StatefulSet: pods stuck in unknown state

1/6/2017

I'm experimenting with Cassandra and Redis on Kubernetes, using the examples for v1.5.1.

  • With a Cassandra StatefulSet, if I shutdown a node without draining or deleting it via kubectl, that node's Pod stays around forever (at least over a week, anyway), without being moved to another node.
  • With Redis, even though the pod sticks around like with Cassandra, the sentinel service starts a new pod, so the number of functional pods is always maintained.

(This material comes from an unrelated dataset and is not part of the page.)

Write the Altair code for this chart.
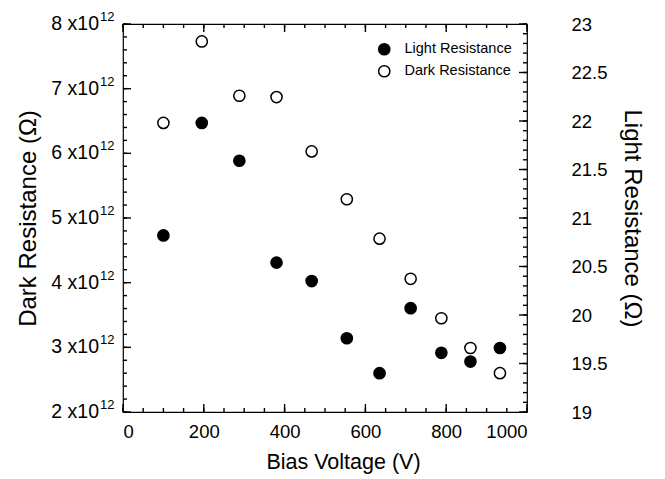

Is there a way to automatically move the Cassandra pod to another node, if a node goes down? Or do I have to drain or delete the node manually?

-- muru
cassandra
kubernetes

1 Answer

1/6/2017

Please refer to the documentation here.

Kubernetes (versions 1.5 or newer) will not delete Pods just because a Node is unreachable. The Pods running on an unreachable Node enter the ‘Terminating’ or ‘Unknown’ state after a timeout. Pods may also enter these states when the user attempts graceful deletion of a Pod on an unreachable Node. The only ways in which a Pod in such a state can be removed from the apiserver are as follows:

  • The Node object is deleted (either by you, or by the Node Controller).
  • The kubelet on the unresponsive Node starts responding, kills the Pod and removes the entry from the apiserver.
  • Force deletion of the Pod by the user.

This was a behavioral change introduced in kubernetes 1.5, which allows StatefulSet to prioritize safety.

There is no way to differentiate between the following cases:

  1. The instance being shut down without the Node object being deleted.
  2. A network partition is introduced between the Node in question and the kubernetes-master.

Both these cases are seen as the kubelet on a Node being unresponsive by the Kubernetes master. If in the second case, we were to quickly create a replacement pod on a different Node, we may violate the at-most-one semantics guaranteed by StatefulSet, and have multiple pods with the same identity running on different nodes. At worst, this could even lead to split brain and data loss when running Stateful applications.

On most cloud providers, when an instance is deleted, Kubernetes can figure out that the Node is also deleted, and hence let the StatefulSet pod be recreated elsewhere.

However, if you're running on-prem, this may not happen. It is recommended that you delete the Node object from kubernetes as you power it down, or have a reconciliation loop keeping the Kubernetes idea of Nodes in sync with the the actual nodes available.

Some more context is in the github issue.

-- Anirudh Ramanathan
Source: StackOverflow